Aim of the exercise: Return each line of the data below exactly, omitting any pictures.

>> START

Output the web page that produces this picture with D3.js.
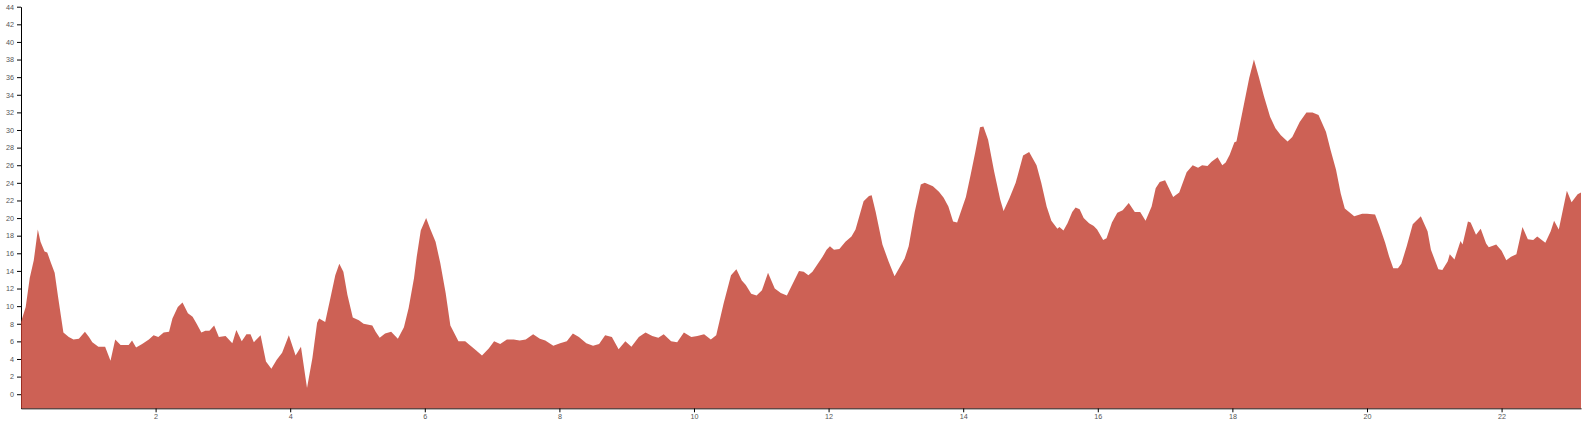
<!DOCTYPE html>
<html>
<head>
<meta charset="utf-8">
<script src="https://cdn.jsdelivr.net/npm/d3@7"></script>
<style>
  html, body { margin: 0; padding: 0; background: #fff; }
  svg { display: block; }
</style>
</head>
<body>
<svg id="chart" width="1590" height="427"></svg>
<script>
const hours = [0.00,0.07,0.13,0.19,0.25,0.29,0.35,0.39,0.44,0.50,0.55,0.63,0.71,0.78,0.86,0.95,1.01,1.06,1.15,1.25,1.33,1.40,1.48,1.60,1.65,1.71,1.80,1.90,1.97,2.04,2.12,2.20,2.25,2.33,2.40,2.48,2.55,2.61,2.68,2.74,2.80,2.87,2.94,3.04,3.14,3.20,3.28,3.35,3.41,3.46,3.56,3.64,3.72,3.80,3.88,3.98,4.08,4.16,4.25,4.33,4.40,4.43,4.52,4.60,4.67,4.73,4.79,4.85,4.93,5.02,5.09,5.22,5.27,5.33,5.41,5.50,5.60,5.69,5.76,5.84,5.88,5.94,6.02,6.08,6.16,6.23,6.31,6.38,6.50,6.60,6.68,6.76,6.85,6.95,7.03,7.12,7.22,7.32,7.41,7.50,7.61,7.71,7.79,7.91,8.01,8.11,8.20,8.29,8.40,8.50,8.59,8.68,8.78,8.88,8.98,9.07,9.18,9.28,9.38,9.47,9.55,9.66,9.75,9.85,9.96,10.05,10.15,10.25,10.33,10.44,10.55,10.63,10.71,10.77,10.85,10.93,11.01,11.10,11.20,11.29,11.38,11.47,11.56,11.63,11.70,11.76,11.83,11.91,11.97,12.02,12.08,12.16,12.25,12.34,12.40,12.52,12.60,12.64,12.70,12.80,12.89,12.98,13.13,13.19,13.28,13.37,13.43,13.55,13.64,13.71,13.78,13.85,13.91,14.04,14.11,14.18,14.25,14.30,14.37,14.46,14.55,14.60,14.69,14.78,14.89,14.98,15.09,15.16,15.24,15.31,15.40,15.43,15.49,15.55,15.62,15.67,15.73,15.79,15.87,15.94,15.99,16.08,16.13,16.21,16.29,16.37,16.46,16.55,16.63,16.71,16.80,16.86,16.92,17.00,17.12,17.21,17.32,17.41,17.49,17.55,17.63,17.69,17.78,17.85,17.90,17.96,18.03,18.06,18.15,18.25,18.32,18.39,18.47,18.56,18.64,18.72,18.82,18.89,19.00,19.10,19.19,19.28,19.39,19.46,19.54,19.61,19.67,19.81,19.93,20.00,20.12,20.18,20.27,20.33,20.39,20.46,20.51,20.59,20.68,20.80,20.90,20.95,21.06,21.12,21.20,21.23,21.30,21.39,21.42,21.50,21.54,21.62,21.69,21.77,21.81,21.92,22.00,22.07,22.14,22.22,22.31,22.39,22.47,22.53,22.65,22.73,22.78,22.85,22.97,23.04,23.13,23.18];

const values = [8.2,9.9,13.2,15.2,18.7,17.3,16.2,16.1,15.0,13.8,11.1,7.0,6.5,6.2,6.3,7.1,6.5,5.9,5.4,5.4,3.8,6.2,5.6,5.6,6.1,5.3,5.7,6.2,6.7,6.5,7.0,7.1,8.6,9.9,10.4,9.2,8.8,8.0,7.0,7.2,7.2,7.8,6.5,6.6,5.8,7.3,6.0,6.8,6.8,5.9,6.7,3.7,2.9,3.9,4.7,6.7,4.4,5.4,0.7,4.1,8.1,8.6,8.2,11.0,13.5,14.8,13.9,11.3,8.7,8.4,8.0,7.8,7.1,6.4,6.9,7.1,6.3,7.6,9.8,13.2,15.6,18.6,20.0,18.8,17.3,14.9,11.5,7.8,6.0,6.0,5.5,5.0,4.4,5.2,6.0,5.7,6.2,6.2,6.1,6.2,6.8,6.3,6.1,5.5,5.8,6.0,6.9,6.5,5.8,5.5,5.7,6.7,6.5,5.1,6.0,5.4,6.5,7.0,6.6,6.4,6.8,6.0,5.9,7.0,6.5,6.6,6.8,6.2,6.7,10.3,13.5,14.2,12.9,12.4,11.4,11.2,11.8,13.8,12.0,11.5,11.2,12.6,14.0,13.9,13.5,13.9,14.7,15.6,16.4,16.8,16.4,16.5,17.3,17.9,18.7,21.9,22.5,22.6,20.7,17.0,15.1,13.4,15.4,16.8,20.7,23.8,24.0,23.6,23.0,22.3,21.3,19.6,19.5,22.4,24.9,27.5,30.3,30.4,28.9,25.3,22.1,20.8,22.3,24.0,27.1,27.5,26.0,24.0,21.3,19.7,18.8,19.0,18.6,19.4,20.7,21.2,21.0,20.0,19.4,19.1,18.7,17.5,17.7,19.5,20.6,20.9,21.7,20.7,20.7,19.7,21.3,23.4,24.1,24.3,22.4,22.9,25.2,26.0,25.7,26.0,25.9,26.4,26.9,26.0,26.3,27.2,28.6,28.7,32.1,35.9,38.0,36.1,33.8,31.5,30.2,29.4,28.7,29.2,30.9,32.0,32.0,31.7,29.8,27.7,25.5,22.8,21.1,20.2,20.5,20.5,20.4,19.2,17.2,15.6,14.3,14.3,14.8,16.8,19.3,20.2,18.5,16.4,14.2,14.1,15.1,15.9,15.3,17.4,17.0,19.6,19.5,18.1,18.8,17.1,16.7,17.0,16.3,15.2,15.6,15.9,19.0,17.6,17.5,17.9,17.2,18.5,19.7,18.7,23.1,21.8,22.7,22.9];

const xTicks = [2,4,6,8,10,12,14,16,18,20,22];
const yTicks = [0,2,4,6,8,10,12,14,16,18,20,22,24,26,28,30,32,34,36,38,40,42,44];

const svg = d3.select("#chart");
const mLeft = 21, mRight = 1581, mTop = 6.7, mBottom = 408.3;

const x = d3.scaleLinear().domain([0, 23.18]).range([mLeft, mRight]);
const y = d3.scaleLinear().domain([-1.6, 44]).range([mBottom, mTop]);

const data = hours.map((h, i) => ({h, v: values[i]}));

const fontStyle = g => g.selectAll("text")
  .attr("font-family", "Arial, 'Liberation Sans', sans-serif")
  .attr("font-size", "7.2px")
  .attr("fill", "#555");

svg.append("g")
  .attr("transform", `translate(${mLeft},0)`)
  .call(d3.axisLeft(y).tickValues(yTicks).tickSize(4).tickSizeOuter(0).tickPadding(3))
  .call(fontStyle);

svg.append("g")
  .attr("transform", `translate(0,${mBottom})`)
  .call(d3.axisBottom(x).tickValues(xTicks).tickSize(4).tickSizeOuter(0).tickPadding(2))
  .call(fontStyle);

const area = d3.area()
  .x(d => x(d.h))
  .y0(y(-1.6))
  .y1(d => y(d.v));

svg.append("path")
  .datum(data)
  .attr("d", area)
  .attr("fill", "#c0392b")
  .attr("fill-opacity", 0.8);
</script>
</body>
</html>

>> END

Answer to the problem:
Output the web page that produces this picture with D3.js.
<!DOCTYPE html>
<html>
<head>
<meta charset="utf-8">
<script src="https://cdn.jsdelivr.net/npm/d3@7"></script>
<style>
  html, body { margin: 0; padding: 0; background: #fff; }
  svg { display: block; }
</style>
</head>
<body>
<svg id="chart" width="1590" height="427"></svg>
<script>
const hours = [0.00,0.07,0.13,0.19,0.25,0.29,0.35,0.39,0.44,0.50,0.55,0.63,0.71,0.78,0.86,0.95,1.01,1.06,1.15,1.25,1.33,1.40,1.48,1.60,1.65,1.71,1.80,1.90,1.97,2.04,2.12,2.20,2.25,2.33,2.40,2.48,2.55,2.61,2.68,2.74,2.80,2.87,2.94,3.04,3.14,3.20,3.28,3.35,3.41,3.46,3.56,3.64,3.72,3.80,3.88,3.98,4.08,4.16,4.25,4.33,4.40,4.43,4.52,4.60,4.67,4.73,4.79,4.85,4.93,5.02,5.09,5.22,5.27,5.33,5.41,5.50,5.60,5.69,5.76,5.84,5.88,5.94,6.02,6.08,6.16,6.23,6.31,6.38,6.50,6.60,6.68,6.76,6.85,6.95,7.03,7.12,7.22,7.32,7.41,7.50,7.61,7.71,7.79,7.91,8.01,8.11,8.20,8.29,8.40,8.50,8.59,8.68,8.78,8.88,8.98,9.07,9.18,9.28,9.38,9.47,9.55,9.66,9.75,9.85,9.96,10.05,10.15,10.25,10.33,10.44,10.55,10.63,10.71,10.77,10.85,10.93,11.01,11.10,11.20,11.29,11.38,11.47,11.56,11.63,11.70,11.76,11.83,11.91,11.97,12.02,12.08,12.16,12.25,12.34,12.40,12.52,12.60,12.64,12.70,12.80,12.89,12.98,13.13,13.19,13.28,13.37,13.43,13.55,13.64,13.71,13.78,13.85,13.91,14.04,14.11,14.18,14.25,14.30,14.37,14.46,14.55,14.60,14.69,14.78,14.89,14.98,15.09,15.16,15.24,15.31,15.40,15.43,15.49,15.55,15.62,15.67,15.73,15.79,15.87,15.94,15.99,16.08,16.13,16.21,16.29,16.37,16.46,16.55,16.63,16.71,16.80,16.86,16.92,17.00,17.12,17.21,17.32,17.41,17.49,17.55,17.63,17.69,17.78,17.85,17.90,17.96,18.03,18.06,18.15,18.25,18.32,18.39,18.47,18.56,18.64,18.72,18.82,18.89,19.00,19.10,19.19,19.28,19.39,19.46,19.54,19.61,19.67,19.81,19.93,20.00,20.12,20.18,20.27,20.33,20.39,20.46,20.51,20.59,20.68,20.80,20.90,20.95,21.06,21.12,21.20,21.23,21.30,21.39,21.42,21.50,21.54,21.62,21.69,21.77,21.81,21.92,22.00,22.07,22.14,22.22,22.31,22.39,22.47,22.53,22.65,22.73,22.78,22.85,22.97,23.04,23.13,23.18];

const values = [8.2,9.9,13.2,15.2,18.7,17.3,16.2,16.1,15.0,13.8,11.1,7.0,6.5,6.2,6.3,7.1,6.5,5.9,5.4,5.4,3.8,6.2,5.6,5.6,6.1,5.3,5.7,6.2,6.7,6.5,7.0,7.1,8.6,9.9,10.4,9.2,8.8,8.0,7.0,7.2,7.2,7.8,6.5,6.6,5.8,7.3,6.0,6.8,6.8,5.9,6.7,3.7,2.9,3.9,4.7,6.7,4.4,5.4,0.7,4.1,8.1,8.6,8.2,11.0,13.5,14.8,13.9,11.3,8.7,8.4,8.0,7.8,7.1,6.4,6.9,7.1,6.3,7.6,9.8,13.2,15.6,18.6,20.0,18.8,17.3,14.9,11.5,7.8,6.0,6.0,5.5,5.0,4.4,5.2,6.0,5.7,6.2,6.2,6.1,6.2,6.8,6.3,6.1,5.5,5.8,6.0,6.9,6.5,5.8,5.5,5.7,6.7,6.5,5.1,6.0,5.4,6.5,7.0,6.6,6.4,6.8,6.0,5.9,7.0,6.5,6.6,6.8,6.2,6.7,10.3,13.5,14.2,12.9,12.4,11.4,11.2,11.8,13.8,12.0,11.5,11.2,12.6,14.0,13.9,13.5,13.9,14.7,15.6,16.4,16.8,16.4,16.5,17.3,17.9,18.7,21.9,22.5,22.6,20.7,17.0,15.1,13.4,15.4,16.8,20.7,23.8,24.0,23.6,23.0,22.3,21.3,19.6,19.5,22.4,24.9,27.5,30.3,30.4,28.9,25.3,22.1,20.8,22.3,24.0,27.1,27.5,26.0,24.0,21.3,19.7,18.8,19.0,18.6,19.4,20.7,21.2,21.0,20.0,19.4,19.1,18.7,17.5,17.7,19.5,20.6,20.9,21.7,20.7,20.7,19.7,21.3,23.4,24.1,24.3,22.4,22.9,25.2,26.0,25.7,26.0,25.9,26.4,26.9,26.0,26.3,27.2,28.6,28.7,32.1,35.9,38.0,36.1,33.8,31.5,30.2,29.4,28.7,29.2,30.9,32.0,32.0,31.7,29.8,27.7,25.5,22.8,21.1,20.2,20.5,20.5,20.4,19.2,17.2,15.6,14.3,14.3,14.8,16.8,19.3,20.2,18.5,16.4,14.2,14.1,15.1,15.9,15.3,17.4,17.0,19.6,19.5,18.1,18.8,17.1,16.7,17.0,16.3,15.2,15.6,15.9,19.0,17.6,17.5,17.9,17.2,18.5,19.7,18.7,23.1,21.8,22.7,22.9];

const xTicks = [2,4,6,8,10,12,14,16,18,20,22];
const yTicks = [0,2,4,6,8,10,12,14,16,18,20,22,24,26,28,30,32,34,36,38,40,42,44];

const svg = d3.select("#chart");
const mLeft = 21, mRight = 1581, mTop = 6.7, mBottom = 408.3;

const x = d3.scaleLinear().domain([0, 23.18]).range([mLeft, mRight]);
const y = d3.scaleLinear().domain([-1.6, 44]).range([mBottom, mTop]);

const data = hours.map((h, i) => ({h, v: values[i]}));

const fontStyle = g => g.selectAll("text")
  .attr("font-family", "Arial, 'Liberation Sans', sans-serif")
  .attr("font-size", "7.2px")
  .attr("fill", "#555");

svg.append("g")
  .attr("transform", `translate(${mLeft},0)`)
  .call(d3.axisLeft(y).tickValues(yTicks).tickSize(4).tickSizeOuter(0).tickPadding(3))
  .call(fontStyle);

svg.append("g")
  .attr("transform", `translate(0,${mBottom})`)
  .call(d3.axisBottom(x).tickValues(xTicks).tickSize(4).tickSizeOuter(0).tickPadding(2))
  .call(fontStyle);

const area = d3.area()
  .x(d => x(d.h))
  .y0(y(-1.6))
  .y1(d => y(d.v));

svg.append("path")
  .datum(data)
  .attr("d", area)
  .attr("fill", "#c0392b")
  .attr("fill-opacity", 0.8);
</script>
</body>
</html>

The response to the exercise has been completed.